« Nonc passe la quatrième, et ce geste paraît à lui seul un développement, comme le premier acte d’une intrigue si monumentale qu’elle est inimaginable. La moindre chose paraît un développement, le signal d’un embranchement. Tu embrasses ton fils sur le haut du crâne, et là pas de doute, c’est certain, c’est un développement majeur. Tu mets le contact, tu passes la première, et tu sais que ça n’est pas un événement ordinaire. Tu descends du pont de la Calcasieu River en direction de l’ouest, le vent qui te fouette le visage, et le simple fait de mettre tes lunettes de soleil sur ton nez semble promettre l’éternité. »
Il est temps d’essayer, à notre petit niveau, de réparer une des grandes injustices de ce printemps et de redonner à cet extraordinaire recueil de nouvelles la possibilité de rencontrer le succès qu’il mérite. Paru le 11 mars, La chance vous sourit (qui, pour le coup, porte assez mal son titre) est tombé dans les limbes du confinement et a eu beaucoup de peine à en ressortir. Prix Pulitzer 2013 pour son roman La vie rêvée de Jun Do (L’Olivier 2014 – Points 2015), Adam Johnson propose ici six nouvelles dont la plus courte fait une trentaine de pages et la plus longue à peu près soixante.
On regrette assez régulièrement par ici le désintérêt dont souffre la nouvelle dans nos contrées au profit de la forme peut-être plus rassurante du roman. Certains auteurs parviennent pourtant brillamment à prouver que la longueur et la force d’un texte ne sont pas des attributs inséparables, loin s’en faut et que certaines histoires gagnent à être élaguées.
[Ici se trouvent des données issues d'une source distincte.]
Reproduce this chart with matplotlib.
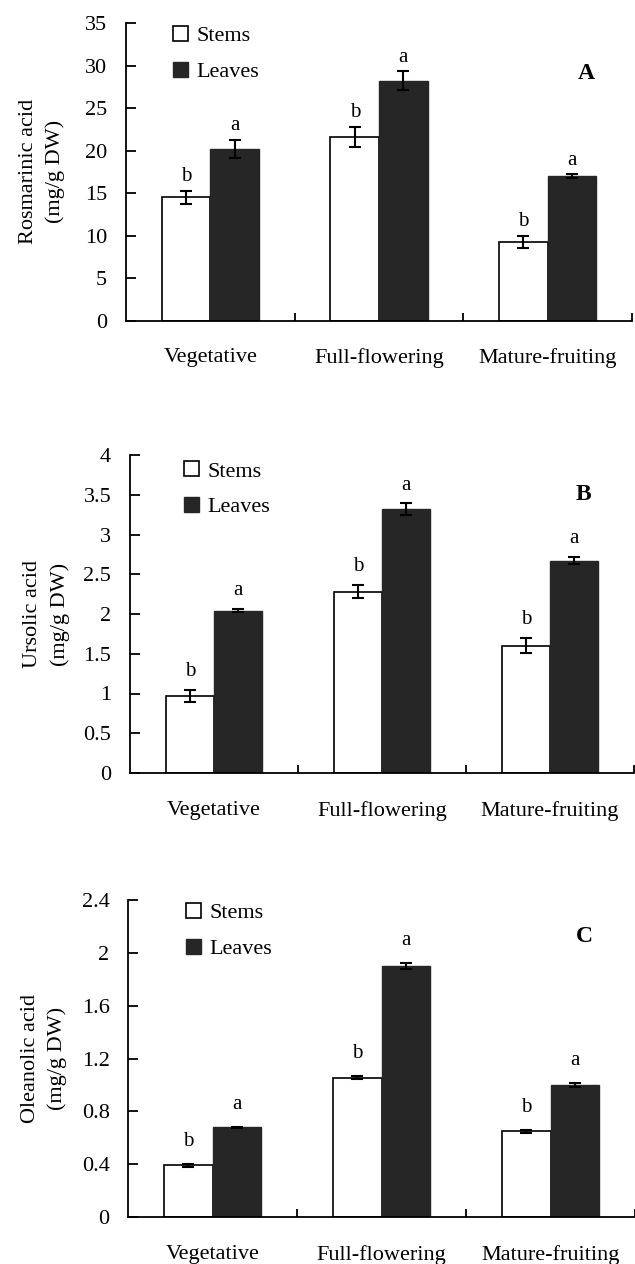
import matplotlib.pyplot as plt
import numpy as np
from matplotlib.patches import Patch

plt.rcParams['font.family'] = ['Liberation Serif', 'DejaVu Serif']

stages = ['Vegetative', 'Full-flowering', 'Mature-fruiting']

# rosmarinic acid (mg/g DW)
ra_stems = [14.5, 21.6, 9.3]
ra_stems_err = [0.8, 1.2, 0.7]
ra_leaves = [20.2, 28.2, 17.0]
ra_leaves_err = [1.1, 1.1, 0.2]
ra_ticks = [0, 5, 10, 15, 20, 25, 30, 35]
ra_ticklabels = ['0', '5', '10', '15', '20', '25', '30', '35']

# ursolic acid (mg/g DW)
ua_stems = [0.97, 2.28, 1.60]
ua_stems_err = [0.075, 0.08, 0.095]
ua_leaves = [2.04, 3.32, 2.67]
ua_leaves_err = [0.02, 0.07, 0.045]
ua_ticks = [0, 0.5, 1, 1.5, 2, 2.5, 3, 3.5, 4]
ua_ticklabels = ['0', '0.5', '1', '1.5', '2', '2.5', '3', '3.5', '4']

# oleanolic acid (mg/g DW)
oa_stems = [0.39, 1.055, 0.65]
oa_stems_err = [0.012, 0.012, 0.012]
oa_leaves = [0.68, 1.90, 1.00]
oa_leaves_err = [0.004, 0.025, 0.012]
oa_ticks = [0, 0.4, 0.8, 1.2, 1.6, 2, 2.4]
oa_ticklabels = ['0', '0.4', '0.8', '1.2', '1.6', '2', '2.4']

stem_letters = ['b', 'b', 'b']
leaf_letters = ['a', 'a', 'a']

panels = [
    ('A', 'Rosmarinic acid\n(mg/g DW)', ra_stems, ra_stems_err, ra_leaves, ra_leaves_err,
     ra_ticks, ra_ticklabels),
    ('B', 'Ursolic acid\n(mg/g DW)', ua_stems, ua_stems_err, ua_leaves, ua_leaves_err,
     ua_ticks, ua_ticklabels),
    ('C', 'Oleanolic acid\n(mg/g DW)', oa_stems, oa_stems_err, oa_leaves, oa_leaves_err,
     oa_ticks, oa_ticklabels),
]

# axes rectangles in pixels: left, bottom(y of zero line), right, top
W, H = 635, 1264
boxes = [(126, 320.7, 632, 23), (130, 773, 634, 455), (128.3, 1217, 635, 900)]
letter_off = [7, 10, 13]
legend_pos = [(0.093, 0.99), (0.108, 0.98), (0.114, 0.99)]
panel_pos = [(0.91, 0.83), (0.90, 0.875), (0.90, 0.885)]

fig = plt.figure(figsize=(W / 100, H / 100), dpi=100)
x = np.arange(len(stages))
bw = 0.288
fs = 16
leaf_color = '#262626'

for i, (tag, ylab, st, st_e, lv, lv_e, yt, ytl) in enumerate(panels):
    l, b, r, t = boxes[i]
    ax = fig.add_axes([l / W, 1 - b / H, (r - l) / W, (b - t) / H])

    ax.bar(x - bw / 2, st, bw, color='white', edgecolor='black', linewidth=1.2,
           yerr=st_e, error_kw=dict(ecolor='black', elinewidth=1.5, capsize=4.5, capthick=1.5))
    ax.bar(x + bw / 2, lv, bw, color=leaf_color, edgecolor=leaf_color, linewidth=1.0,
           yerr=lv_e, error_kw=dict(ecolor='black', elinewidth=1.5, capsize=4.5, capthick=1.5))

    for j in range(len(stages)):
        ax.annotate(stem_letters[j], (x[j] - bw / 2, st[j] + st_e[j]), xytext=(0, letter_off[i]),
                    textcoords='offset points', ha='center', va='baseline', fontsize=15)
        ax.annotate(leaf_letters[j], (x[j] + bw / 2, lv[j] + lv_e[j]), xytext=(0, letter_off[i]),
                    textcoords='offset points', ha='center', va='baseline', fontsize=15)

    ax.set_xlim(-0.5, 2.5)
    ax.set_ylim(yt[0], yt[-1])
    ax.set_yticks(yt)
    ax.set_yticklabels(ytl)
    ax.set_xticks(x)
    ax.set_xticklabels(stages)
    ax.set_xticks([0.5, 1.5, 2.5], minor=True)

    for s in ['top', 'right']:
        ax.spines[s].set_visible(False)
    for s in ['left', 'bottom']:
        ax.spines[s].set_linewidth(1.3)

    ax.tick_params(axis='y', direction='in', length=7, width=1.3, pad=13.5, labelsize=fs)
    ax.tick_params(axis='x', which='major', length=0, pad=20, labelsize=fs)
    ax.tick_params(axis='x', which='minor', direction='in', length=6, width=1.3)

    ax.set_ylabel(ylab, fontsize=fs, linespacing=1.5)
    ax.yaxis.set_label_coords(-0.12, 0.5)

    handles = [Patch(facecolor='white', edgecolor='black', linewidth=1.2, label='Stems'),
               Patch(facecolor=leaf_color, edgecolor=leaf_color, label='Leaves')]
    ax.legend(handles=handles, loc='upper left', bbox_to_anchor=legend_pos[i], frameon=False,
              fontsize=fs, handlelength=0.65, handleheight=0.65, handletextpad=0.4,
              labelspacing=0.7, borderpad=0, borderaxespad=0)

    ax.text(panel_pos[i][0], panel_pos[i][1], tag, transform=ax.transAxes, fontsize=17,
            fontweight='bold', ha='center', va='center')

plt.savefig('out.png', dpi=100)
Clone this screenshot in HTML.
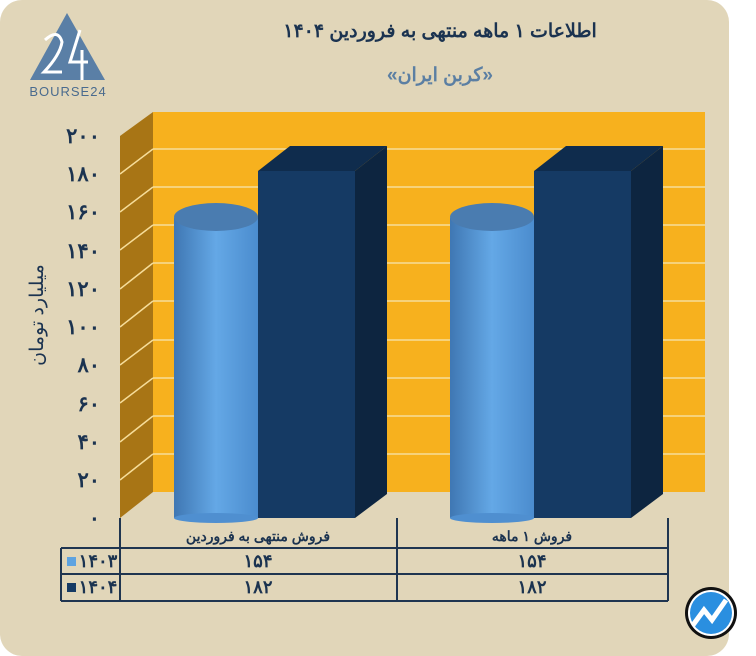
<!DOCTYPE html>
<html><head><meta charset="utf-8"><style>
body{margin:0;background:#fff;width:756px;height:656px;overflow:hidden}
svg{display:block}
text{font-family:"Liberation Sans","Noto Sans CJK SC",sans-serif;font-weight:bold;fill:#1b3350}
</style></head><body>
<svg width="756" height="656" viewBox="0 0 756 656">
<defs>
<linearGradient id="cyl" x1="0" x2="1" y1="0" y2="0">
<stop offset="0" stop-color="#3f77b3"/><stop offset="0.5" stop-color="#64a8e6"/><stop offset="1" stop-color="#4b8cce"/></linearGradient>
</defs>
<rect x="0" y="0" width="729" height="656" rx="22" fill="#e1d6b9"/>
<!-- logo -->
<polygon points="67,13 30,80 105,80" fill="#5a7fa6"/>
<path d="M45,40 Q58,28 62,42 Q60,55 44,72 L62,72" stroke="#fff" stroke-width="3" fill="none"/>
<path d="M80,30 L70,62 L88,62 M82,50 L82,80" stroke="#fff" stroke-width="3" fill="none"/>
<text x="68" y="96" font-size="13" text-anchor="middle" style="fill:#4a6b8e;font-weight:normal;letter-spacing:1px">BOURSE24</text>
<text x="440" y="37" font-size="19" text-anchor="middle" direction="rtl">اطلاعات ۱ ماهه منتهی به فروردین ۱۴۰۴</text>
<text x="440" y="81" font-size="19" text-anchor="middle" direction="rtl" style="fill:#5b7fa3">«کربن ایران»</text>
<!-- walls -->
<rect x="153" y="112" width="552" height="380" fill="#f7b11e"/>
<polygon points="120,136 153,112 153,492 120,518" fill="#a87515"/>
<g stroke="#f6dd9a" stroke-width="1.5">
<line x1="153" y1="149" x2="705" y2="149"/><line x1="153" y1="187" x2="705" y2="187"/>
<line x1="153" y1="225" x2="705" y2="225"/><line x1="153" y1="263" x2="705" y2="263"/>
<line x1="153" y1="301" x2="705" y2="301"/><line x1="153" y1="340" x2="705" y2="340"/>
<line x1="153" y1="378" x2="705" y2="378"/><line x1="153" y1="416" x2="705" y2="416"/>
<line x1="153" y1="454" x2="705" y2="454"/>
<line x1="120" y1="174" x2="153" y2="149"/><line x1="120" y1="212" x2="153" y2="187"/>
<line x1="120" y1="250" x2="153" y2="225"/><line x1="120" y1="289" x2="153" y2="263"/>
<line x1="120" y1="327" x2="153" y2="301"/><line x1="120" y1="365" x2="153" y2="340"/>
<line x1="120" y1="403" x2="153" y2="378"/><line x1="120" y1="442" x2="153" y2="416"/>
<line x1="120" y1="480" x2="153" y2="454"/>
</g>
<!-- y labels -->
<g font-size="21" text-anchor="end" style="font-family:'DejaVu Sans','Liberation Sans',sans-serif">
<text x="100" y="143">۲۰۰</text><text x="100" y="181">۱۸۰</text><text x="100" y="219">۱۶۰</text>
<text x="100" y="258">۱۴۰</text><text x="100" y="296">۱۲۰</text><text x="100" y="334">۱۰۰</text>
<text x="100" y="372">۸۰</text><text x="100" y="411">۶۰</text><text x="100" y="449">۴۰</text>
<text x="100" y="487">۲۰</text><text x="100" y="525">۰</text>
</g>
<text transform="translate(43,315) rotate(-90)" font-size="19" text-anchor="middle" direction="rtl" style="font-weight:normal">میلیارد تومان</text>
<!-- group 1 -->
<rect x="174" y="218" width="84" height="300" fill="url(#cyl)"/>
<ellipse cx="216" cy="518" rx="42" ry="5" fill="#4f8fd0"/>
<ellipse cx="216" cy="217" rx="42" ry="14" fill="#4a7cb0"/>
<polygon points="258,171 290,146 387,146 355,171" fill="#0f2c4d"/>
<polygon points="355,171 387,146 387,494 355,518" fill="#0d2540"/>
<rect x="258" y="171" width="97" height="347" fill="#153a64"/>
<!-- group 2 -->
<rect x="450" y="218" width="84" height="300" fill="url(#cyl)"/>
<ellipse cx="492" cy="518" rx="42" ry="5" fill="#4f8fd0"/>
<ellipse cx="492" cy="217" rx="42" ry="14" fill="#4a7cb0"/>
<polygon points="534,171 566,146 663,146 631,171" fill="#0f2c4d"/>
<polygon points="631,171 663,146 663,494 631,518" fill="#0d2540"/>
<rect x="534" y="171" width="97" height="347" fill="#153a64"/>
<!-- table -->
<g stroke="#1f3550" stroke-width="2">
<line x1="120" y1="518" x2="120" y2="601"/><line x1="397" y1="518" x2="397" y2="601"/>
<line x1="668" y1="518" x2="668" y2="601"/>
<line x1="61" y1="548" x2="668" y2="548"/><line x1="61" y1="574" x2="668" y2="574"/>
<line x1="61" y1="601" x2="668" y2="601"/>
<line x1="61" y1="548" x2="61" y2="601"/>
</g>
<g font-size="14" text-anchor="middle">
<text x="258" y="541" direction="rtl">فروش منتهی به  فروردین</text>
<text x="532" y="541" direction="rtl">فروش ۱  ماهه</text>
</g>
<g font-size="18" text-anchor="middle" style="font-family:'DejaVu Sans','Liberation Sans',sans-serif">
<text x="258" y="567">۱۵۴</text><text x="532" y="567">۱۵۴</text>
<text x="258" y="593">۱۸۲</text><text x="532" y="593">۱۸۲</text>
<text x="98" y="567">۱۴۰۳</text><text x="98" y="593">۱۴۰۴</text>
</g>
<rect x="67" y="557" width="9" height="9" fill="#5ea3e0"/>
<rect x="67" y="583" width="9" height="9" fill="#153a64"/>
<!-- icon -->
<circle cx="711" cy="613" r="26" fill="#111"/>
<circle cx="711" cy="613" r="23" fill="#fff"/>
<circle cx="711" cy="613" r="21" fill="#2a8fe0"/>
<path d="M693,625 L704,610 L712,620 L726,600" stroke="#fff" stroke-width="5" fill="none"/>
</svg>
</body></html>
Si les nouvelles d’Adam Johnson font si forte impression, c’est qu’il y décortique l’humanité dans ce qu’elle peut avoir de plus rebutant comme dans ce qu’elle est capable de receler d’espoir et de beauté. Même s’il met en scène nombre de destins brisés, même si la laideur de l’âme ou l’âpreté de la vie sont omniprésentes ici, une porte semble parfois rester ouverte vers quelque chose de meilleur, comme une forme de rédemption. Mais ne nous y trompons pas, Johnson sait se montrer aussi subversif que dérangeant, quand il met en scène un ancien gardien de prison de la Stasi ou un expert en pédopornographie. A ce titre, George Orwell était un de mes amis et Prairie Obscure sont des textes parfaitement glaçants mais l’intelligence et la subtilité avec lesquelles ils sont écrits font de leur lecture une expérience unique. La maladie est également très présente dans ce recueil (le splendide Nirvana qui ouvre le livre ou le déroutant Le saviez-vous ?) sans pour autant tomber dans le mélodrame ou la mièvrerie.
Un recueil de nouvelles est par définition impossible à résumer. Sachez donc seulement que vous croiserez dans ces pages deux transfuges de Corée du Nord qui tentent de refaire leur vie à Séoul, un livreur UPS qui survit avec son fils après l’ouragan Katrina, un homme qui, pour supporter la maladie de sa femme et tenter de répondre aux questions qu’il se pose, ramène à la vie un avatar du président américain et parle avec lui, un ancien gardien de prison en plein déni de réalité … S’ils brillent souvent d’une lueur sombre, les textes d’Adam Johnson frappent par leur originalité et l’angle choisi par l’auteur pour les raconter. On aura rarement été touché et bousculé à ce point cette année et il serait donc bon de donner une deuxième vie à ce grand livre qu’est La chance vous sourit.
La traduction impeccable est signée Antoine Cazé.
Yann.
La chance vous sourit, Adam Johnson, Albin Michel – Terres d’Amérique, 307 p., 22€9.